Каждую осень родители приобретали поросенка, и через год он вырастал и готов был для забоя. Корову держали в сарае-коровнике, коз – в маленьком сарайчике. А свиней, в первые 5—7 послевоенных лет, держали в яме.
Что я помню о себе и какое было мое детство?
Когда мне исполнился один годик, то постоянной нянькой у меня была старшая сестра Люда, которой еще не было и 8-ти лет. Сознательно я помню кой-какие факты и события, начиная с полутора лет.

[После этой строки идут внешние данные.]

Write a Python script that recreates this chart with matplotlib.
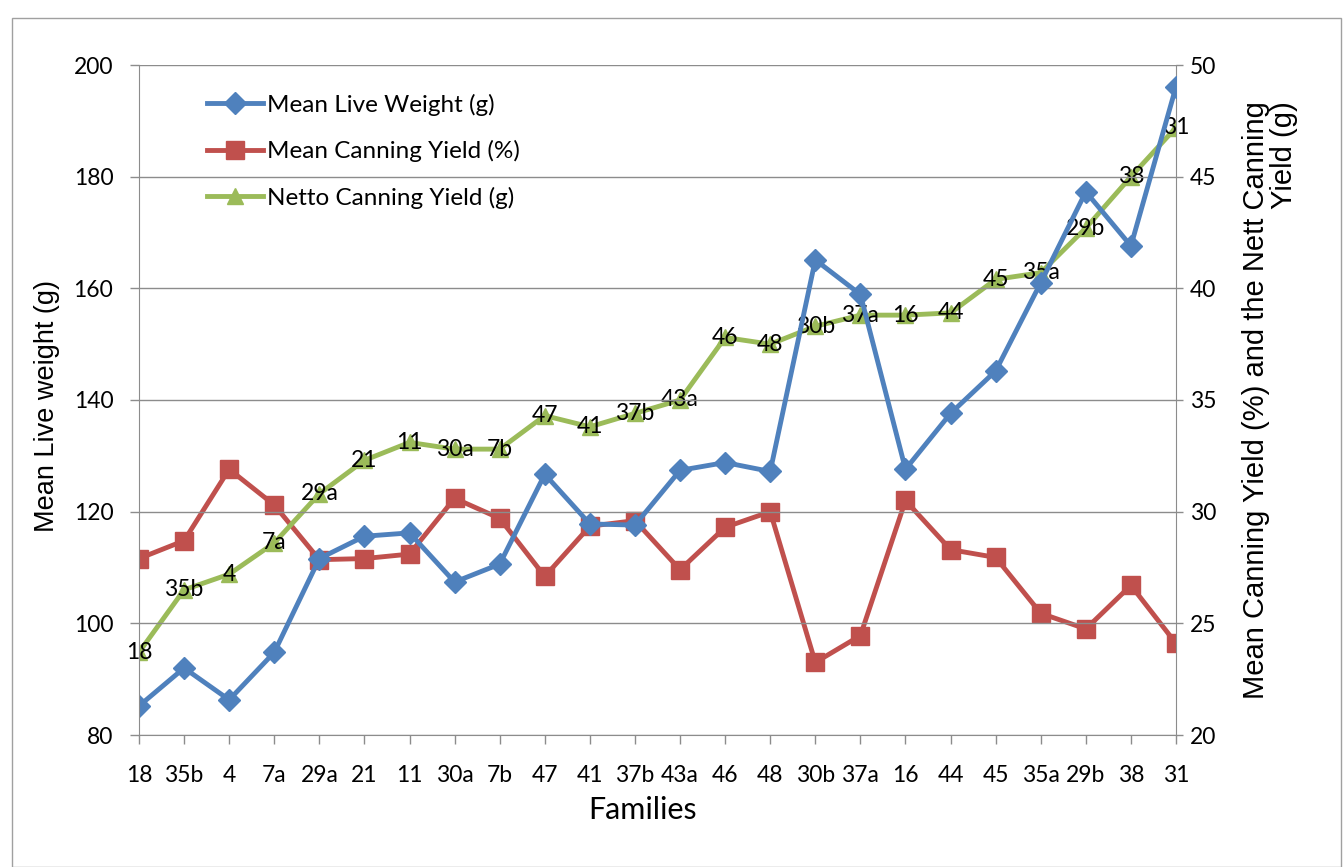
import matplotlib
matplotlib.use("Agg")
import matplotlib.pyplot as plt
from matplotlib.patches import Rectangle

families = ["18", "35b", "4", "7a", "29a", "21", "11", "30a", "7b", "47", "41", "37b",
            "43a", "46", "48", "30b", "37a", "16", "44", "45", "35a", "29b", "38", "31"]
live_weight = [85.2, 92.0, 86.3, 94.8, 111.6, 115.6, 116.2, 107.4, 110.6, 126.7, 117.8, 117.6,
               127.4, 128.8, 127.2, 165.1, 158.9, 127.6, 137.6, 145.2, 161.0, 177.3, 167.6, 196.1]
canning_pct = [27.9, 28.7, 31.9, 30.3, 27.85, 27.9, 28.1, 30.6, 29.7, 27.1, 29.35, 29.6,
               27.4, 29.3, 30.0, 23.25, 24.45, 30.5, 28.3, 27.95, 25.45, 24.75, 26.7, 24.1]
netto_yield = [23.7, 26.5, 27.2, 28.6, 30.8, 32.3, 33.1, 32.8, 32.8, 34.3, 33.8, 34.4,
               35.0, 37.8, 37.5, 38.3, 38.8, 38.8, 38.9, 40.4, 40.7, 42.7, 45.0, 47.2]

left_ticks = [80, 100, 120, 140, 160, 180, 200]
right_ticks = [20, 25, 30, 35, 40, 45, 50]

BLUE = "#4F81BD"
RED = "#C0504D"
GREEN = "#9BBB59"
TXT = "Lato"
AX = "Liberation Sans"
W, H = 1343, 867

fig = plt.figure(figsize=(W / 100, H / 100), dpi=100)
fig.patches.append(Rectangle((12 / W, 0), 1 - 14 / W, 1 - 18 / H, transform=fig.transFigure,
                             fill=False, edgecolor="#A0A0A0", linewidth=1.0))
ax = fig.add_axes([139 / W, 1 - 735 / H, (1176 - 139) / W, (735 - 65) / H])
ax2 = ax.twinx()

x = list(range(len(families)))
l1, = ax.plot(x, live_weight, color=BLUE, lw=3.5, marker="D", ms=11, label="Mean Live Weight (g)")
l2, = ax2.plot(x, canning_pct, color=RED, lw=3.5, marker="s", ms=12.5, label="Mean Canning Yield (%)")
l3, = ax2.plot(x, netto_yield, color=GREEN, lw=3.5, marker="^", ms=11, label="Netto Canning Yield (g)")
ax.set_zorder(ax2.get_zorder() + 1)
ax.patch.set_visible(False)

for xi, yi, lab in zip(x, netto_yield, families):
    ax2.text(xi, yi, lab, ha="center", va="center", fontsize=16.5, family=TXT, color="black", zorder=5)

ax.set_xlim(0, len(families) - 1)
ax.set_ylim(80, 200)
ax2.set_ylim(20, 50)
ax.set_yticks(left_ticks)
ax2.set_yticks(right_ticks)
ax.set_xticks(x)
ax.set_xticklabels(families)
ax.grid(axis="y", color="#8C8C8C", lw=1.0)
ax.set_axisbelow(True)

for a in (ax, ax2):
    for s in a.spines.values():
        s.set_visible(False)
    a.tick_params(labelsize=16.5, length=6.5, width=1, color="#8C8C8C", direction="out")
    for t in a.get_xticklabels() + a.get_yticklabels():
        t.set_family(TXT)
ax.spines["left"].set_visible(True)
ax.spines["left"].set_color("#8C8C8C")
ax.spines["bottom"].set_visible(True)
ax.spines["bottom"].set_color("#8C8C8C")
ax2.spines["right"].set_visible(True)
ax2.spines["right"].set_color("#8C8C8C")
ax.tick_params(axis="x", pad=15)
ax.tick_params(axis="y", pad=12)
ax2.tick_params(axis="y", pad=5, length=5)

fig.text(643 / W, 1 - 810 / H, "Families", fontsize=22, family=TXT, ha="center", va="center")
fig.text(47 / W, 1 - 406 / H, "Mean Live weight (g)", fontsize=19.5, family=AX,
         ha="center", va="center", rotation=90)
fig.text(1270 / W, 1 - 400 / H, "Mean Canning Yield (%) and the Nett Canning\nYield (g)",
         fontsize=21, family=AX, ha="center", va="center", rotation=90, multialignment="right",
         linespacing=1.0)

leg = ax.legend(handles=[l1, l2, l3], loc="upper left", bbox_to_anchor=(197 / W, 1 - 84 / H),
                bbox_transform=fig.transFigure, frameon=False, prop={"family": TXT, "size": 17.5},
                handlelength=2.3, handletextpad=0.2, labelspacing=1.0, borderaxespad=0)

fig.savefig("out.png", dpi=100)
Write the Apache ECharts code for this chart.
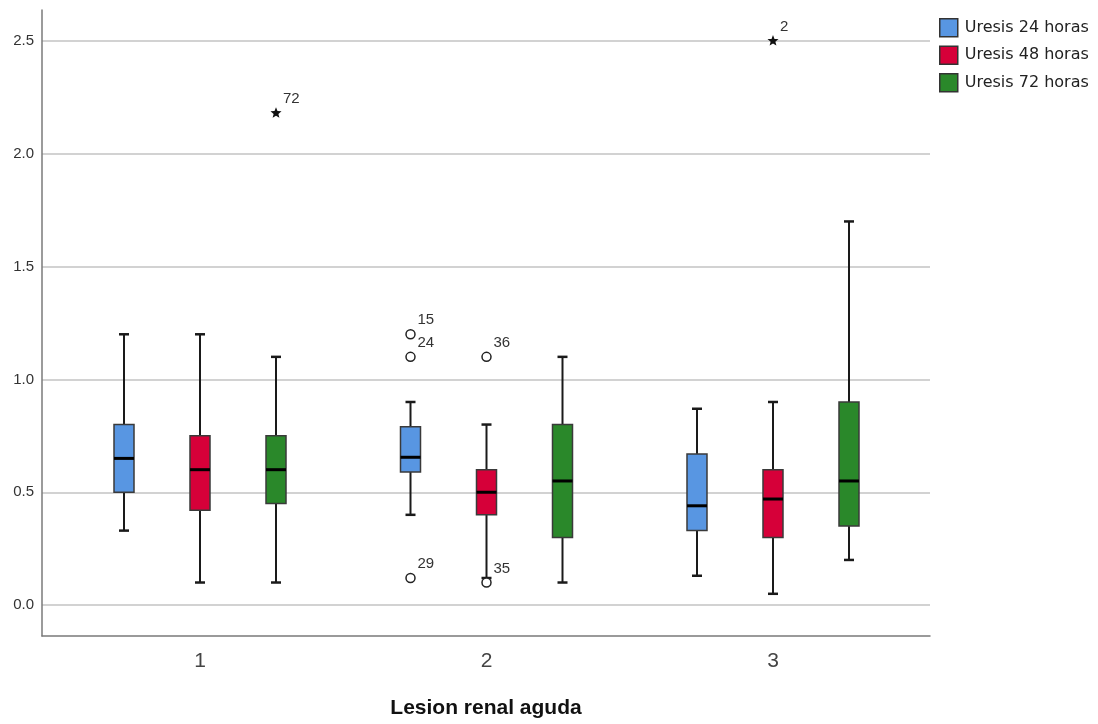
<!DOCTYPE html>
<html><head><meta charset="utf-8">
<script src="https://cdn.jsdelivr.net/npm/echarts@6/dist/echarts.min.js"></script>
<style>html,body{margin:0;padding:0;background:#fff}#c{width:1098px;height:724px}</style>
</head><body><div id="c"></div>
<script>
// ---- data ----
const categories = ['1', '2', '3'];
const seriesNames = ['Uresis 24 horas', 'Uresis 48 horas', 'Uresis 72 horas'];
// per category: [min, Q1, median, Q3, max]
const uresis24 = [[0.33, 0.50, 0.65, 0.80, 1.20], [0.40, 0.59, 0.655, 0.79, 0.90], [0.13, 0.33, 0.44, 0.67, 0.87]];
const uresis48 = [[0.10, 0.42, 0.60, 0.75, 1.20], [0.12, 0.40, 0.50, 0.60, 0.80], [0.05, 0.30, 0.47, 0.60, 0.90]];
const uresis72 = [[0.10, 0.45, 0.60, 0.75, 1.10], [0.10, 0.30, 0.55, 0.80, 1.10], [0.20, 0.35, 0.55, 0.90, 1.70]];
// outliers
const outlierSeries   = [2, 0, 0, 0, 1, 1, 1];
const outlierCategory = [0, 1, 1, 1, 1, 1, 2];
const outlierValues   = [2.18, 1.20, 1.10, 0.12, 1.10, 0.10, 2.50];
const outlierLabels   = ['72', '15', '24', '29', '36', '35', '2'];
const outlierKinds    = ['star', 'circle', 'circle', 'circle', 'circle', 'circle', 'star'];
const yTicks = [0, 0.5, 1.0, 1.5, 2.0, 2.5];

// ---- styling / layout ----
const colors = ['#5896e2', '#d60039', '#2a882a'];
const offsets = [-76, 0, 76];
const FONT = '"Liberation Sans", Arial, sans-serif';

function boxRender(si) {
  return function (params, api) {
    const c = api.value(0);
    const lo = api.coord([c, api.value(1)]);
    const q1 = api.coord([c, api.value(2)]);
    const md = api.coord([c, api.value(3)]);
    const q3 = api.coord([c, api.value(4)]);
    const hi = api.coord([c, api.value(5)]);
    const x = lo[0] + offsets[si];
    const bw = 20, cw = 10;
    const ws = { stroke: '#1a1a1a', lineWidth: 2 };
    return {
      type: 'group',
      children: [
        { type: 'line', shape: { x1: x, y1: hi[1], x2: x, y2: q3[1] }, style: ws },
        { type: 'line', shape: { x1: x, y1: q1[1], x2: x, y2: lo[1] }, style: ws },
        { type: 'line', shape: { x1: x - cw / 2, y1: hi[1], x2: x + cw / 2, y2: hi[1] }, style: { stroke: '#1a1a1a', lineWidth: 2.5 } },
        { type: 'line', shape: { x1: x - cw / 2, y1: lo[1], x2: x + cw / 2, y2: lo[1] }, style: { stroke: '#1a1a1a', lineWidth: 2.5 } },
        { type: 'rect', shape: { x: x - bw / 2, y: q3[1], width: bw, height: q1[1] - q3[1] },
          style: { fill: colors[si], stroke: '#3a3a3a', lineWidth: 1.5 } },
        { type: 'line', shape: { x1: x - bw / 2, y1: md[1], x2: x + bw / 2, y2: md[1] }, style: { stroke: '#000', lineWidth: 3 } }
      ]
    };
  };
}

function starPoints(cx, cy, ro, ri) {
  const pts = [];
  for (let k = 0; k < 10; k++) {
    const r = k % 2 === 0 ? ro : ri;
    const a = -Math.PI / 2 + k * Math.PI / 5;
    pts.push([cx + r * Math.cos(a), cy + r * Math.sin(a)]);
  }
  return pts;
}

function outlierRender(params, api) {
  const i = params.dataIndex;
  const p = api.coord([api.value(0), api.value(1)]);
  const x = p[0] + offsets[outlierSeries[i]];
  const y = p[1];
  const mark = outlierKinds[i] === 'star'
    ? { type: 'polygon', shape: { points: starPoints(x, y, 5.8, 2.5) }, style: { fill: '#111' } }
    : { type: 'circle', shape: { cx: x, cy: y, r: 4.5 }, style: { fill: '#fff', stroke: '#222', lineWidth: 1.5 } };
  return {
    type: 'group',
    children: [
      mark,
      { type: 'text', x: x + 7, y: y - 14,
        style: { text: outlierLabels[i], fill: '#333', font: '15px ' + FONT, textAlign: 'left', textVerticalAlign: 'middle' } }
    ]
  };
}

const allData = [uresis24, uresis48, uresis72];
const series = allData.map((arr, si) => ({
  name: seriesNames[si],
  type: 'custom',
  renderItem: boxRender(si),
  itemStyle: { color: colors[si], borderColor: '#333', borderWidth: 1.5 },
  encode: { x: 0, y: [1, 2, 3, 4, 5] },
  data: arr.map((d, ci) => [ci + 1].concat(d)),
  z: 3
}));
series.push({
  name: 'outliers',
  type: 'custom',
  renderItem: outlierRender,
  encode: { x: 0, y: 1 },
  data: outlierValues.map((v, i) => [outlierCategory[i] + 1, v]),
  z: 4
});

const chart = echarts.init(document.getElementById('c'), null, { renderer: 'canvas' });
chart.setOption({
  animation: false,
  backgroundColor: '#fff',
  grid: { left: 42, right: 168, top: 10, bottom: 87 },
  legend: {
    data: seriesNames,
    orient: 'vertical',
    left: 934, top: 13,
    icon: 'rect',
    itemWidth: 18, itemHeight: 18, itemGap: 8,
    itemStyle: { borderColor: '#333', borderWidth: 1.5 },
    textStyle: { fontFamily: '"DejaVu Sans", sans-serif', fontSize: 16, color: '#222', padding: [0, 0, 0, 2] }
  },
  xAxis: {
    type: 'value',
    min: 0.4485, max: 3.548,
    name: 'Lesion renal aguda',
    nameLocation: 'middle',
    nameGap: 62,
    nameTextStyle: { fontFamily: FONT, fontSize: 21, fontWeight: 'bold', color: '#111' },
    axisLine: { show: true, onZero: false, lineStyle: { color: '#7a7a7a', width: 1.5 } },
    axisTick: { show: false, customValues: [1, 2, 3] },
    splitLine: { show: false },
    axisLabel: { customValues: [1, 2, 3], formatter: v => categories[Math.round(v) - 1], fontFamily: FONT, fontSize: 21, color: '#444', margin: 15 }
  },
  yAxis: {
    type: 'value',
    min: -0.137, max: 2.637,
    axisLine: { show: true, lineStyle: { color: '#7a7a7a', width: 1.5 } },
    axisTick: { show: false, customValues: yTicks },
    axisLabel: { customValues: yTicks, formatter: v => v.toFixed(1), fontFamily: FONT, fontSize: 15, color: '#333', margin: 8 },
    splitLine: { show: true, lineStyle: { color: '#d2d2d2', width: 2 } }
  },
  series: series
});
</script></body></html>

Вот, когда мне было полтора года, а это было лето 1948 г., – стоял я возле дороги поблизости соседского двора, в оной рубашонке, без штанов (сестра с подружками играла в нескольких десятках метров от меня). Подошел ко мне старый дед с мешком под мышкой, спрашивает: «Мальчик, как тебя зовут и чей ты?» Я молчу.
Дед раскрывает мешок и говорит: «Садись в мешок!» Берет меня, сажает в мешок, – я молчу; закрывает, берет мешок на плечи, несет меня, – я все молчу. Пронес метров 50, опустил мешок на землю, раскрыл, выпустил меня, – я не издал ни единого испуганного крика. Этот случай долго помнили родители и наши соседи.
В то послевоенное время почти все семьи, проживающие на нашей улице, имели коров. Начиная с конца апреля, коровы чередой выпасались на аэродроме и в Самодиновой балке. Стадо было большое – до сотни коров. Выпас стада коров осуществляли по очереди, по два человека. Жили люди убого, даже часов не было, чтобы посмотреть на время. В обеденный перерыв, с 13.00 до 15.00, мама и соседки ходили доить своих коров на тырло. Тырло – это место, где отдыхали коровы в обед, – находилось на северной стороне аэродрома. От нашей улицы Степной оно находилось в 2—2,5 км. Из дома маме надо было выходить где-то в 12.30. Время узнавали просто: ровно в 12 часов над нашими хатами пролетал почтовый самолет Ан-2, который доставлял почту для нашего районного центра. Женщины, после пролета самолета, начинали собираться и шли к своим коровам на аэродром.